Quatsch – natürlich nicht, aber so kommen wir uns wirklich vor, als zum Frühstück ein oberheftiges Gewitter auf uns niederprasselt. Land unter! Es ist das Tief Hans, das die nördliche Hälfte Europas fest im Griff hat.
Sintflutartige Regenfälle setzen ganze Landstriche unter Wasser, in Südschweden ist es besonders schlimm. Zum Glück kriegen wir ab und an (siehe gestern 🌞) noch etwas vom Hoch über Russland und Finnland ab. Aber im Ganzen ist es ist sehr instabil und wechselhaft! Auf die Prognosen kann man sich nicht verlassen: Statt Wetterbericht zu lesen, guckt man besser aus dem Fenster und schaut sich das Wetter vor Ort persönlich an.
Heute ist es sehr durchwachsen, auch wenn der Sturzregen vom Morgen zum Glück aufhört. Wir packen nach drei Übernachtungen unsere Siebensachen zusammen und verlassen den netten Stellplatz von Köpmansholmen. Drei Nächte – das hatten wir bisher nur in Stavanger, sonst sind wir nach maximal 2 Übernachtungen weiter.
Dem Schietwetter mit tiefhängenden Wolken fällt der Besuch des Skuleberget anheim: Es macht keinen Sinn, von da oben runterzugucken, denn Aussicht ist nicht! Also sparen wir uns die 40 Öcken für die Seilbahn (das Hoch“wandern“ hatten wir eh abgeschrieben).
Wir steuern das verträumte Fischerdorf Bönhamn an und kommen hier bei Kaffee und Kuchen zu dem Schluss: Kennste eines, kennste alle 🤷♂️🤷♀️.
Also weiter im Reiseplan nach Rotsidan. Ob der Bilder im Internet erwarten wir eine 6 Kilometer lange feuer(orange)rote Felsküste aus Nordingra-Granit. Die gibt es zwar, aber mit ohne Sonne nicht feurig und bei weitem nicht endlos.
Vielmehr wieder die Klapperstein-Felder und der verwitterte, gebrochene Granit.
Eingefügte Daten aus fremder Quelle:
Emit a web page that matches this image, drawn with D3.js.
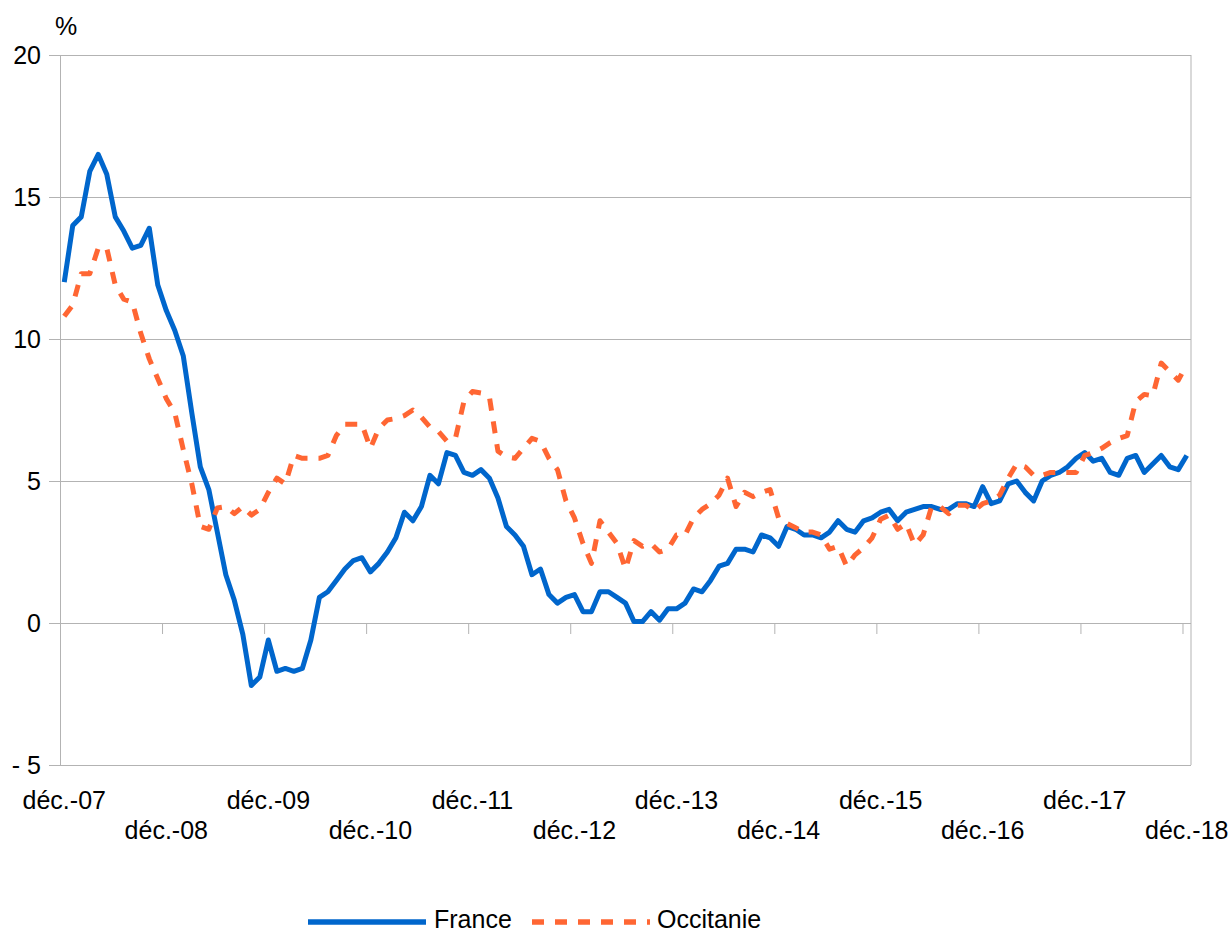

Merke: Das hatten wir alles schon auf Trysunda 👆. Nur das viele Driftwood ist neu.
Dem Animal of the Day macht der Regen vermutlich nichts baus, schon eher die Kälte. Der Mini-Frosch ist ziemlich unbeweglich.
Nachdem also die Bilanz des Vormittags eher nüchtern ausfällt, kleppern wir ein Ei über die Höga Kusten! Besser als Trysunda wird es nicht, wir haben alles gesehen, was es zu sehen gibt und genau dann soll man aufhören! Da wussten wir noch nicht, wo wir heute übernachten würden 😍😍.
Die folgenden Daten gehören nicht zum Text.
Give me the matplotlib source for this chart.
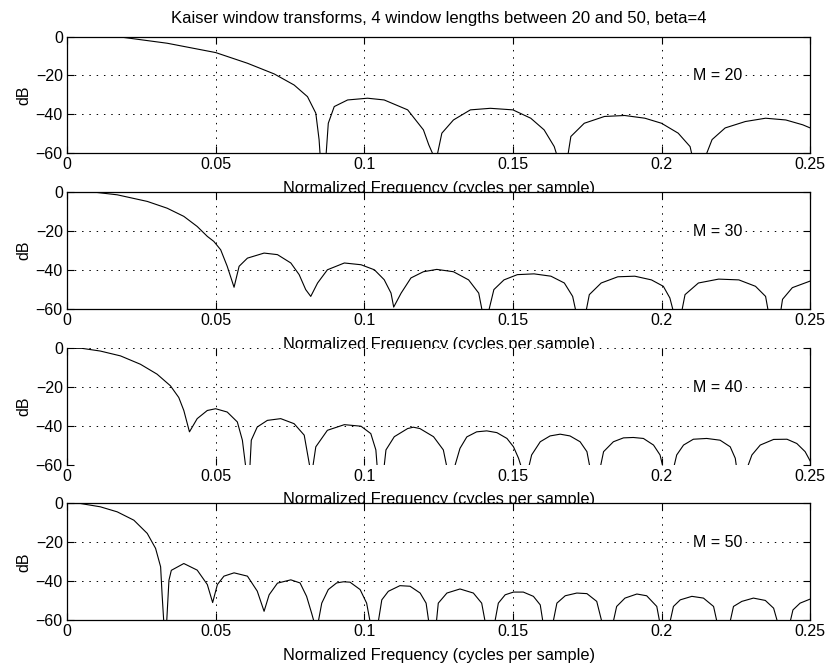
import numpy as np
import matplotlib
matplotlib.use("Agg")
import matplotlib.pyplot as plt

plt.rcParams['font.family'] = ['Liberation Sans', 'DejaVu Sans']

title = "Kaiser window transforms, 4 window lengths between 20 and 50, beta=4"
xlabel = "Normalized Frequency (cycles per sample)"
window_lengths = [20, 30, 40, 50]
xticks = [0, 0.05, 0.1, 0.15, 0.2, 0.25]
xticklabels = ["0", "0.05", "0.1", "0.15", "0.2", "0.25"]
yticks = [-60, -40, -20, 0]

# (frequency, dB); -62 marks where a null runs below the axis
m20 = [(0, 0), (0.0185, -0.3), (0.0337, -3.4), (0.05, -8.2), (0.0607, -13.7),
       (0.0697, -19.2), (0.0764, -24.9), (0.0809, -30.9), (0.0837, -39.4),
       (0.0848, -53), (0.0852, -62), (0.0871, -62), (0.0879, -44.6), (0.0899, -36),
       (0.0944, -32.6), (0.1011, -31.7), (0.1067, -32.6), (0.1146, -37.7),
       (0.1199, -48), (0.1217, -55.7), (0.1235, -62), (0.1244, -62), (0.1261, -49.7),
       (0.13, -42.9), (0.1357, -37.7), (0.1424, -36.9), (0.15, -37.7), (0.156, -42),
       (0.1605, -48), (0.1639, -56.6), (0.165, -62), (0.1684, -62), (0.1695, -51.4),
       (0.174, -44.6), (0.1808, -41.1), (0.1876, -40.6), (0.1944, -42), (0.2, -44.6),
       (0.2056, -49.7), (0.2096, -56.6), (0.2104, -62), (0.2147, -62), (0.217, -53),
       (0.2214, -47), (0.2282, -43.7), (0.235, -42), (0.2418, -42.9), (0.2475, -45.4),
       (0.25, -47)]

m30 = [(0, 0), (0.0101, 0), (0.0169, -1.2), (0.027, -4.6), (0.0337, -8.1),
       (0.0393, -12.3), (0.0438, -17.5), (0.0472, -22.6), (0.0494, -25.2),
       (0.0517, -29.5), (0.0539, -38), (0.0562, -48.8), (0.0579, -38), (0.0607, -33.8),
       (0.0663, -31.2), (0.0708, -32), (0.0753, -36.3), (0.0781, -42.3), (0.0803, -50),
       (0.082, -53.5), (0.0843, -46.6), (0.0876, -39.8), (0.0933, -36.3), (0.0989, -37.2),
       (0.1034, -39.8), (0.1067, -44.9), (0.109, -51.8), (0.1099, -59), (0.1124, -51.8),
       (0.1157, -44), (0.1199, -40.8), (0.1244, -39.6), (0.13, -40.8), (0.1351, -45),
       (0.1385, -51.8), (0.1398, -62), (0.1417, -62), (0.1436, -50), (0.147, -45),
       (0.1515, -42.3), (0.1571, -41.9), (0.1628, -43.1), (0.1673, -46.6), (0.1701, -53.5),
       (0.1713, -62), (0.1745, -62), (0.1757, -52.6), (0.1797, -46.6), (0.1853, -43.4),
       (0.191, -43.1), (0.1966, -45), (0.2006, -48.3), (0.2028, -54.3), (0.2041, -62),
       (0.2067, -62), (0.2079, -52.6), (0.2124, -46.6), (0.2192, -44.6), (0.226, -45),
       (0.2316, -48.3), (0.235, -53.5), (0.236, -62), (0.24, -62), (0.2407, -55),
       (0.244, -49), (0.25, -45.6)]

m40 = [(0, 0), (0.005, 0), (0.0112, -1.4), (0.018, -3.9), (0.0247, -8.2),
       (0.0303, -13.3), (0.0348, -19.3), (0.0376, -25.3), (0.0393, -32), (0.0412, -43),
       (0.0438, -36.2), (0.0472, -32), (0.05, -31.1), (0.0539, -32.8), (0.0573, -37.9),
       (0.059, -47.3), (0.0602, -62), (0.0615, -62), (0.062, -47.3), (0.064, -40.5),
       (0.0674, -37.1), (0.0719, -36.2), (0.0764, -38.8), (0.0798, -44.7), (0.0818, -62),
       (0.0826, -62), (0.0837, -50.7), (0.0876, -42.2), (0.0933, -39.3), (0.0989, -40.1),
       (0.1022, -43.9), (0.1039, -52.3), (0.1044, -62), (0.1066, -62), (0.1073, -52.3),
       (0.1101, -45.5), (0.1146, -41.3), (0.1165, -40.6), (0.1187, -41.3), (0.1233, -45.5),
       (0.1266, -52.3), (0.1279, -62), (0.1302, -62), (0.1322, -51.5), (0.1345, -45.6),
       (0.1378, -43), (0.1412, -42.5), (0.1446, -43.4), (0.148, -46.4), (0.1502, -50.7),
       (0.1519, -56.6), (0.153, -62), (0.1552, -62), (0.1563, -54.9), (0.1592, -48.1),
       (0.1625, -45.1), (0.1659, -44.2), (0.1692, -45.1), (0.1726, -48.1), (0.1749, -53.2),
       (0.176, -62), (0.1793, -62), (0.1805, -53.2), (0.1838, -48.1), (0.1872, -46.1),
       (0.1905, -45.9), (0.1939, -46.4), (0.1973, -49.8), (0.1995, -54.9), (0.2006, -62),
       (0.204, -62), (0.2051, -54.9), (0.2074, -49.8), (0.2107, -46.8), (0.2152, -46.4),
       (0.2197, -47.3), (0.2231, -50.7), (0.2248, -56.6), (0.2253, -62), (0.2287, -62),
       (0.2304, -54.9), (0.2332, -49.8), (0.2377, -46.9), (0.2422, -46.8), (0.2455, -49),
       (0.2483, -53.2), (0.25, -58)]

m50 = [(0, 0), (0.0045, 0), (0.0112, -1.7), (0.0169, -4.3), (0.0225, -8.6),
       (0.027, -15.4), (0.0298, -23.1), (0.0315, -32.6), (0.032, -47), (0.0326, -62),
       (0.0335, -62), (0.0343, -39.5), (0.0351, -34.4), (0.0393, -30.9), (0.0438, -34.3),
       (0.0472, -41.7), (0.049, -51), (0.0506, -41.7), (0.0528, -37.4), (0.0562, -35.7),
       (0.0607, -37.4), (0.064, -45.1), (0.0663, -55.5), (0.068, -47), (0.0708, -41),
       (0.0753, -39.3), (0.0784, -40.9), (0.0806, -47.8), (0.0823, -56.5), (0.0833, -62),
       (0.0844, -62), (0.0857, -51.3), (0.0879, -44.3), (0.0907, -40.9), (0.093, -40.3),
       (0.0952, -40.5), (0.0986, -44.3), (0.1008, -51.3), (0.1021, -62), (0.1046, -62),
       (0.1059, -49.6), (0.1081, -45.2), (0.112, -42.3), (0.1154, -42.6), (0.1188, -46.1),
       (0.1208, -51.3), (0.1218, -62), (0.1242, -62), (0.1249, -51.3), (0.1278, -46.1),
       (0.1322, -44), (0.1367, -46.1), (0.1395, -51.3), (0.1408, -62), (0.1438, -62),
       (0.1451, -51.3), (0.1474, -47), (0.1502, -45.6), (0.1535, -45.6), (0.1569, -47.8),
       (0.1592, -52.2), (0.1602, -62), (0.1634, -62), (0.1648, -51.3), (0.1676, -47.5),
       (0.1715, -46.1), (0.1749, -46.4), (0.1782, -50.4), (0.1801, -62), (0.1836, -62),
       (0.1849, -53), (0.1877, -48.7), (0.1917, -46.6), (0.195, -47.5), (0.1984, -53),
       (0.1995, -62), (0.2027, -62), (0.204, -53), (0.2063, -49.6), (0.2102, -47.8),
       (0.2141, -48.7), (0.2175, -53), (0.2188, -62), (0.2229, -62), (0.2242, -53),
       (0.227, -50.4), (0.2309, -48.7), (0.2349, -49.9), (0.2377, -53.9), (0.2392, -62),
       (0.2431, -62), (0.2442, -54.8), (0.2466, -51.3), (0.25, -49.2)]

curves = [m20, m30, m40, m50]

fig = plt.figure(figsize=(8.29, 6.66), dpi=100)
left, width, height = 0.0808, 0.8965, 0.175
bottoms = [0.770, 0.536, 0.302, 0.069]

for k, (M, pts) in enumerate(zip(window_lengths, curves)):
    ax = fig.add_axes([left, bottoms[k], width, height])
    f, db = np.array(pts).T
    ax.plot(f, db, color='black', lw=0.8)
    ax.set_xlim(0, 0.25)
    ax.set_ylim(-60, 0)
    ax.set_xticks(xticks)
    ax.set_xticklabels(xticklabels)
    ax.set_yticks(yticks)
    ax.grid(True, color='black', lw=0.7, linestyle=(0, (1.5, 6)))
    ax.tick_params(direction='in', length=5, width=0.8, top=True, right=True,
                   labelsize=11.5, colors='black')
    ax.tick_params(axis='x', pad=3)
    ax.tick_params(axis='y', pad=3)
    for s in ax.spines.values():
        s.set_linewidth(0.9)
    if k == 2:
        ax.spines['top'].set_visible(False)
        ax.spines['bottom'].set_visible(False)
    ax.set_ylabel("dB", fontsize=11.5, labelpad=3)
    ax.set_xlabel(xlabel, fontsize=11.8, labelpad=6)
    ax.text(0.2105, -20, "M = %d" % M, fontsize=11.5, ha='left', va='center',
            bbox=dict(facecolor='white', edgecolor='none', pad=1.5))
    if k == 0:
        ax.set_title(title, fontsize=12, pad=10)

fig.savefig("out.png", dpi=100)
Volker macht den Vorschlag, kurz vor der Höga Kusten Brücke über den Fluss Angermanälven von der E4 abzufahren und unser Glück bei einem feinen kleinen Stellplätzchen an der Marina von Hörno Brygga zu versuchen. Tolle Bewertungen in P4N8, aber nur 4 Plätze.
Und was’n Glück, als wir gegen 16 Uhr dort eintreffen, steht da nur ein kleiner Van mit 2 jungen Leuten und einem Golden Retriever. Philipp und Lara aus Wetzlar (er gebürtiger Taunussteiner) packen gerade ihre Sachen zusammen und schwärmen in höchsten Tönen von diesem Ort: Ein Servicehäuschen mit Couch, Fernseher und Küche, natürlich warme Dusche, für jeden der 4 Plätze gibt es einen Picknicktisch mit eigener Feuerstelle und im Preis von 300 SEK inbegriffen ist sogar eine Sauna mit Blick auf Fluss und Marina. Do it yourself – Holz hacken und einheizen muss/darf man selber. Es ist der Hammer!
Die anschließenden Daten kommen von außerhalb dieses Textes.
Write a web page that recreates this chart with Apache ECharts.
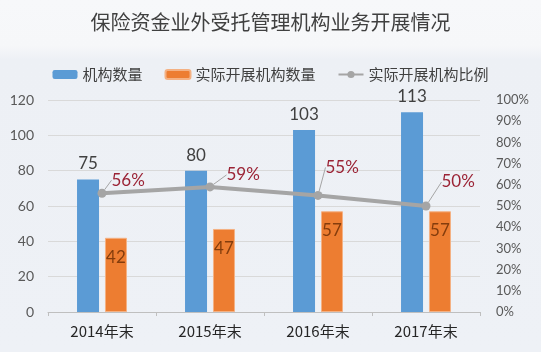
<!DOCTYPE html>
<html>
<head>
<meta charset="utf-8">
<script src="https://cdn.jsdelivr.net/npm/echarts@6/dist/echarts.min.js"></script>
<style>
html,body{margin:0;padding:0;}
#main{width:541px;height:352px;}
</style>
</head>
<body>
<div id="main"></div>
<script>
var categories=['2014年末','2015年末','2016年末','2017年末'];
var orgCount=[75,80,103,113];
var activeCount=[42,47,57,57];
var activeRatio=[0.56,0.59,0.55,0.50];

// 折线标签的偏移（样式）
var labelShift=[[0,-13],[7,-12],[-2,-28],[6,-24]];

var myChart=echarts.init(document.getElementById('main'));
var cjk='"Noto Sans CJK SC", sans-serif';
var num='Lato, "Noto Sans CJK SC", sans-serif';

option={
  backgroundColor:{type:'linear',x:0,y:0,x2:0,y2:1,colorStops:[
    {offset:0,color:'#f7f8fa'},{offset:0.13,color:'#f6f7f9'},
    {offset:0.17,color:'#edf0f5'},{offset:1,color:'#eef1f6'}]},
  title:{
    text:'保险资金业外受托管理机构业务开展情况',
    left:'center',top:7,
    textStyle:{fontFamily:cjk,fontSize:20,fontWeight:'normal',color:'#404040'}
  },
  legend:{
    top:62,left:'center',itemWidth:25,itemHeight:9,itemGap:22,
    textStyle:{fontFamily:cjk,fontSize:15,color:'#404040'},
    data:['机构数量','实际开展机构数量','实际开展机构比例']
  },
  grid:{left:48,right:61,top:100,bottom:40},
  xAxis:{
    type:'category',data:categories,
    axisLine:{lineStyle:{color:'#bfbfbf'}},
    axisTick:{show:true,length:4,lineStyle:{color:'#bfbfbf'}},
    axisLabel:{fontFamily:cjk,fontSize:15,color:'#262626',margin:12}
  },
  yAxis:[{
    type:'value',min:0,max:120,interval:20,
    axisLine:{show:false},axisTick:{show:false},
    splitLine:{lineStyle:{color:'#d9d9d9'}},
    axisLabel:{fontFamily:num,fontSize:14,color:'#595959',margin:14}
  },{
    type:'value',min:0,max:1,interval:0.1,
    axisLine:{show:false},axisTick:{show:false},splitLine:{show:false},
    axisLabel:{fontFamily:num,fontSize:13,color:'#595959',margin:16,
      formatter:function(v){return Math.round(v*100)+'%';}}
  }],
  series:[{
    name:'机构数量',type:'bar',data:orgCount,barWidth:22,barGap:'27%',
    itemStyle:{color:'#5b9bd5'},
    label:{show:true,position:'top',distance:7,fontFamily:num,fontSize:17,color:'#404040'}
  },{
    name:'实际开展机构数量',type:'bar',data:activeCount,barWidth:22,
    itemStyle:{color:'#ed7d31',borderColor:'#f4b183',borderWidth:1},
    label:{show:true,position:'insideTop',distance:11,fontFamily:num,fontSize:17,color:'#843c0c'}
  },{
    name:'实际开展机构比例',type:'line',yAxisIndex:1,data:activeRatio,
    symbol:'circle',symbolSize:9,
    lineStyle:{color:'#a5a5a5',width:4},
    itemStyle:{color:'#a5a5a5'},
    label:{show:true,position:'right',distance:5,fontFamily:num,fontSize:17,color:'#9b2335',
      formatter:function(p){return Math.round(p.value*100)+'%';}},
    labelLine:{show:true,lineStyle:{color:'#a5a5a5',width:1}},
    labelLayout:function(p){
      var s=labelShift[p.dataIndex];
      return {dx:s[0],dy:s[1]};
    },
    z:5
  }]
};

myChart.setOption(option);
</script>
</body>
</html>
Die Sauna hat eine Panoramafront zur Marina, einfach toll. Fast so toll wie in Hov!
Es ist keine Frage, dass Volker sich sofort ans Holzhacken begibt und den Ofen anfeuert! Wir machen Sauna auf skandinavisch, also mit Badeanzug rein, quatschen, viel Wasser auf die Steine kippen, danach Abkühlen im Fluss und gleich wieder rein. Herrlich! Nach zwei Runden übergeben wir die Sauna an unsere inzwischen eingetroffenen schweizerischen Nachbarn.
Damit nicht genug! Die zwei jungen Leute hatten uns von einem hochgepriesenen Restaurant erzählt, grad gegenüber gelegen, und Volker hat einen Tisch für 19:30 Uhr reserviert. Also machen wir uns landfein und laufen den Kilometer um die Bucht zu Björkudden’s Hotell & Restaurang.
Uns erwartet ein feines kleines Herrenhaus in einem wunderbaren Park am Ufer des Angermanälven. Fast eine Zeitreise in die zwanziger Jahre – nur Turnschuhe und Freizeitkleidung der Gäste passen nicht ins Bild 😂.
Das Essen ist exquisit, das Ambiente traumhaft, der Service freundlich und unaufdringlich – ein Genuss! Angesichts der außergewöhnlichen Zutaten vermute ich, dass der Koch im Nebenerwerb Gärtner ist oder Förster, auf jeden Fall experimentierfreudig. Doch auch die Zutaten, bei denen wir etwas skeptich sind wie Lakritz, Lavedel, Tannensprossen oder Rentierflechte sind sehr dezent eingesetzt und ein angenehmes geschmackliches Erlebnis.
Statt einer Nachspeise, ziehen wir uns mit Kaffee und Whisky in den Park zurück und genießen die ruhige Abendstimmung 😚😚 und den sanften Sonnenuntergang über dem Angermansälven.
Zurück am Stellpatz schwatze ich mit den Schweizern, und Volker „schießt“ noch ein paar stimmungsvolle Aufnahmen von unserem „Zuhause für einen Tag“.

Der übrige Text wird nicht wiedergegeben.